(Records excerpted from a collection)
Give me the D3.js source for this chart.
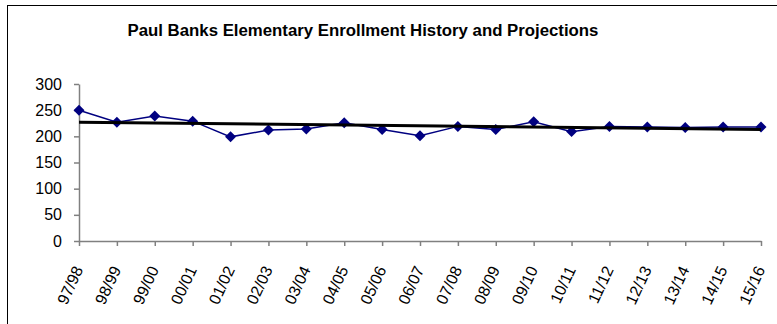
<!DOCTYPE html>
<html><head><meta charset="utf-8">
<script src="https://cdn.jsdelivr.net/npm/d3@7"></script>
<style>html,body{margin:0;padding:0;background:#fff;}svg{display:block;}</style>
</head><body>
<script>
const title = "Paul Banks Elementary Enrollment History and Projections";
const years = ["97/98","98/99","99/00","00/01","01/02","02/03","03/04","04/05","05/06","06/07","07/08","08/09","09/10","10/11","11/12","12/13","13/14","14/15","15/16"];
const enrollment = [250,227,239,229,199,212,214,226,213,201,219,213,228,209,219,218,217,218,218];
const trendEnds = [227,213];
const yTicks = [0,50,100,150,200,250,300];

const W = 777, H = 324;
const svg = d3.select("body").append("svg").attr("width",W).attr("height",H);
const font = "'Liberation Sans', Arial, sans-serif";

svg.append("rect").attr("x",7.5).attr("y",5.5).attr("width",900).attr("height",600)
  .attr("fill","none").attr("stroke","#000").attr("stroke-width",1);

const x = d3.scalePoint().domain(years).range([79,761]);
const y = d3.scaleLinear().domain([0,300]).range([241,84]);

svg.append("text").attr("x",363).attr("y",36).attr("text-anchor","middle")
  .attr("font-family",font).attr("font-weight","bold").attr("font-size",16.8).text(title);

const yAxis = svg.append("g").attr("transform","translate(79,0)")
  .call(d3.axisLeft(y).tickValues(yTicks).tickSize(5).tickPadding(12).tickSizeOuter(0));
yAxis.select(".domain").attr("stroke","#808080").attr("stroke-width",1.5);
yAxis.selectAll(".tick line").attr("stroke","#808080").attr("stroke-width",1.5);
yAxis.selectAll("text").attr("font-family",font).attr("font-size",16).attr("fill","#000");

const xAxis = svg.append("g").attr("transform","translate(0,241)")
  .call(d3.axisBottom(x).tickSize(5).tickSizeOuter(0));
xAxis.select(".domain").attr("stroke","#808080").attr("stroke-width",1.5);
xAxis.selectAll(".tick line").attr("stroke","#808080").attr("stroke-width",1.5);
xAxis.selectAll("text").attr("font-family",font).attr("font-size",16).attr("fill","#000")
  .attr("text-anchor","end").attr("dy","0.35em")
  .attr("transform","translate(-1,26) rotate(-65)").attr("y",0).attr("x",0);

const line = d3.line().x((d,i)=>x(years[i])).y(d=>y(d));
svg.append("path").datum(enrollment).attr("d",line).attr("fill","none")
  .attr("stroke","#000080").attr("stroke-width",1.5);

svg.selectAll(".mk").data(enrollment).enter().append("path")
  .attr("d","M0,-5.5L5.5,0L0,5.5L-5.5,0Z")
  .attr("transform",(d,i)=>`translate(${x(years[i])},${y(d)})`)
  .attr("fill","#000080");

svg.append("line").attr("x1",x(years[0])).attr("x2",x(years[years.length-1]))
  .attr("y1",y(trendEnds[0])).attr("y2",y(trendEnds[1]))
  .attr("stroke","#000").attr("stroke-width",3);
</script>
</body></html>
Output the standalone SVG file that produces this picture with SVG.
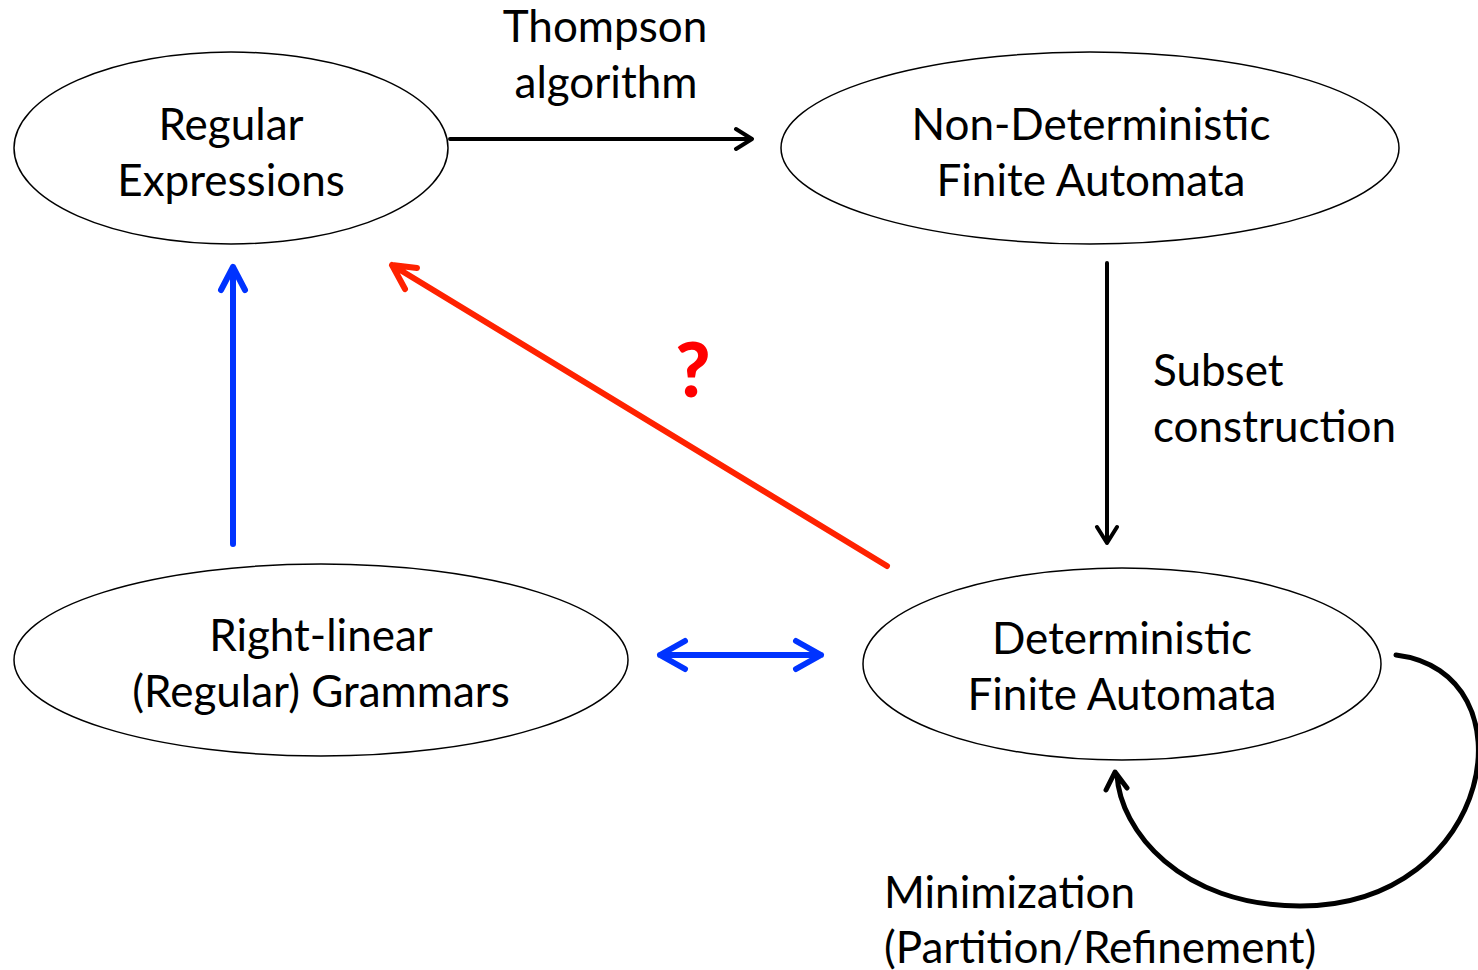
<svg xmlns="http://www.w3.org/2000/svg" width="1478" height="970" viewBox="0 0 1478 970">
<style>
.node ellipse{fill:#fff;stroke:#000;stroke-width:1.5}
text{font-family:Lato,"Open Sans",sans-serif;font-size:44px;fill:#000}
.c{text-anchor:middle}
.blk{fill:none;stroke:#000;stroke-width:4;stroke-linecap:round;stroke-linejoin:round}
.loop{stroke-width:5}
.blu{fill:none;stroke:#0033ff;stroke-width:6;stroke-linecap:round;stroke-linejoin:round}
.red{fill:none;stroke:#ff2200;stroke-width:6;stroke-linecap:round;stroke-linejoin:round}
</style>
<rect width="1478" height="970" fill="#fff"/>
<g id="re" class="node"><ellipse cx="231" cy="148" rx="217" ry="96"/><text class="c" x="231" y="140">Regular</text><text class="c" x="231" y="196">Expressions</text></g>
<g id="nfa" class="node"><ellipse cx="1090" cy="148" rx="309" ry="96"/><text class="c" x="1091" y="140">Non-Deterministic</text><text class="c" x="1091" y="196">Finite Automata</text></g>
<g id="rlg" class="node"><ellipse cx="321" cy="660" rx="307" ry="96"/><text class="c" x="321" y="651">Right-linear</text><text class="c" x="321" y="707">(Regular) Grammars</text></g>
<g id="dfa" class="node"><ellipse cx="1122" cy="664" rx="259" ry="96"/><text class="c" x="1122" y="654">Deterministic</text><text class="c" x="1122" y="710">Finite Automata</text></g>
<g id="connectors">
<path class="blk" d="M450,139 H752 M736,129 L752,139 L736,149"/>
<path class="blk" d="M1107,263 V543 M1097,527 L1107,543 L1117,527"/>
<path class="blu" d="M233,544 V267 M221,290 L233,267 L245,290"/>
<path class="red" d="M887,566 L392,265 M417,268 L392,265 L405,289"/>
<path class="blu" d="M660,655 H821 M685,641 L660,655 L685,669 M796,641 L821,655 L796,669"/>
<path class="blk loop" d="M1396,655 C1535,672 1495,906 1300,906 C1180,906 1120,830 1117,775 M1106,790 L1115,772 L1127,788"/>
</g>
<g id="labels">
<text class="c" x="605" y="42">Thompson</text><text class="c" x="606" y="98">algorithm</text>
<text x="1153" y="386">Subset</text><text x="1153" y="442">construction</text>
<text x="693" y="397" class="c" style="font-weight:900;fill:#ff0000;font-size:76px">?</text>
<text x="884" y="908">Minimization</text><text x="884" y="963">(Partition/Refinement)</text>
</g>
</svg>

• CHALLENGE: Every line should be retyped exactly, with the pictures omitted.

• OUTPUT OF THE EXERCISE:
Give me the D3.js source for this chart.
<!DOCTYPE html>
<html><head><meta charset="utf-8">
<script src="https://cdn.jsdelivr.net/npm/d3@7"></script>
<style>html,body{margin:0;padding:0;background:#fff;}svg{display:block;}</style>
</head><body>
<script>
const title = "Paul Banks Elementary Enrollment History and Projections";
const years = ["97/98","98/99","99/00","00/01","01/02","02/03","03/04","04/05","05/06","06/07","07/08","08/09","09/10","10/11","11/12","12/13","13/14","14/15","15/16"];
const enrollment = [250,227,239,229,199,212,214,226,213,201,219,213,228,209,219,218,217,218,218];
const trendEnds = [227,213];
const yTicks = [0,50,100,150,200,250,300];

const W = 777, H = 324;
const svg = d3.select("body").append("svg").attr("width",W).attr("height",H);
const font = "'Liberation Sans', Arial, sans-serif";

svg.append("rect").attr("x",7.5).attr("y",5.5).attr("width",900).attr("height",600)
  .attr("fill","none").attr("stroke","#000").attr("stroke-width",1);

const x = d3.scalePoint().domain(years).range([79,761]);
const y = d3.scaleLinear().domain([0,300]).range([241,84]);

svg.append("text").attr("x",363).attr("y",36).attr("text-anchor","middle")
  .attr("font-family",font).attr("font-weight","bold").attr("font-size",16.8).text(title);

const yAxis = svg.append("g").attr("transform","translate(79,0)")
  .call(d3.axisLeft(y).tickValues(yTicks).tickSize(5).tickPadding(12).tickSizeOuter(0));
yAxis.select(".domain").attr("stroke","#808080").attr("stroke-width",1.5);
yAxis.selectAll(".tick line").attr("stroke","#808080").attr("stroke-width",1.5);
yAxis.selectAll("text").attr("font-family",font).attr("font-size",16).attr("fill","#000");

const xAxis = svg.append("g").attr("transform","translate(0,241)")
  .call(d3.axisBottom(x).tickSize(5).tickSizeOuter(0));
xAxis.select(".domain").attr("stroke","#808080").attr("stroke-width",1.5);
xAxis.selectAll(".tick line").attr("stroke","#808080").attr("stroke-width",1.5);
xAxis.selectAll("text").attr("font-family",font).attr("font-size",16).attr("fill","#000")
  .attr("text-anchor","end").attr("dy","0.35em")
  .attr("transform","translate(-1,26) rotate(-65)").attr("y",0).attr("x",0);

const line = d3.line().x((d,i)=>x(years[i])).y(d=>y(d));
svg.append("path").datum(enrollment).attr("d",line).attr("fill","none")
  .attr("stroke","#000080").attr("stroke-width",1.5);

svg.selectAll(".mk").data(enrollment).enter().append("path")
  .attr("d","M0,-5.5L5.5,0L0,5.5L-5.5,0Z")
  .attr("transform",(d,i)=>`translate(${x(years[i])},${y(d)})`)
  .attr("fill","#000080");

svg.append("line").attr("x1",x(years[0])).attr("x2",x(years[years.length-1]))
  .attr("y1",y(trendEnds[0])).attr("y2",y(trendEnds[1]))
  .attr("stroke","#000").attr("stroke-width",3);
</script>
</body></html>
Output the standalone SVG file that produces this picture with SVG.
<svg xmlns="http://www.w3.org/2000/svg" width="1478" height="970" viewBox="0 0 1478 970">
<style>
.node ellipse{fill:#fff;stroke:#000;stroke-width:1.5}
text{font-family:Lato,"Open Sans",sans-serif;font-size:44px;fill:#000}
.c{text-anchor:middle}
.blk{fill:none;stroke:#000;stroke-width:4;stroke-linecap:round;stroke-linejoin:round}
.loop{stroke-width:5}
.blu{fill:none;stroke:#0033ff;stroke-width:6;stroke-linecap:round;stroke-linejoin:round}
.red{fill:none;stroke:#ff2200;stroke-width:6;stroke-linecap:round;stroke-linejoin:round}
</style>
<rect width="1478" height="970" fill="#fff"/>
<g id="re" class="node"><ellipse cx="231" cy="148" rx="217" ry="96"/><text class="c" x="231" y="140">Regular</text><text class="c" x="231" y="196">Expressions</text></g>
<g id="nfa" class="node"><ellipse cx="1090" cy="148" rx="309" ry="96"/><text class="c" x="1091" y="140">Non-Deterministic</text><text class="c" x="1091" y="196">Finite Automata</text></g>
<g id="rlg" class="node"><ellipse cx="321" cy="660" rx="307" ry="96"/><text class="c" x="321" y="651">Right-linear</text><text class="c" x="321" y="707">(Regular) Grammars</text></g>
<g id="dfa" class="node"><ellipse cx="1122" cy="664" rx="259" ry="96"/><text class="c" x="1122" y="654">Deterministic</text><text class="c" x="1122" y="710">Finite Automata</text></g>
<g id="connectors">
<path class="blk" d="M450,139 H752 M736,129 L752,139 L736,149"/>
<path class="blk" d="M1107,263 V543 M1097,527 L1107,543 L1117,527"/>
<path class="blu" d="M233,544 V267 M221,290 L233,267 L245,290"/>
<path class="red" d="M887,566 L392,265 M417,268 L392,265 L405,289"/>
<path class="blu" d="M660,655 H821 M685,641 L660,655 L685,669 M796,641 L821,655 L796,669"/>
<path class="blk loop" d="M1396,655 C1535,672 1495,906 1300,906 C1180,906 1120,830 1117,775 M1106,790 L1115,772 L1127,788"/>
</g>
<g id="labels">
<text class="c" x="605" y="42">Thompson</text><text class="c" x="606" y="98">algorithm</text>
<text x="1153" y="386">Subset</text><text x="1153" y="442">construction</text>
<text x="693" y="397" class="c" style="font-weight:900;fill:#ff0000;font-size:76px">?</text>
<text x="884" y="908">Minimization</text><text x="884" y="963">(Partition/Refinement)</text>
</g>
</svg>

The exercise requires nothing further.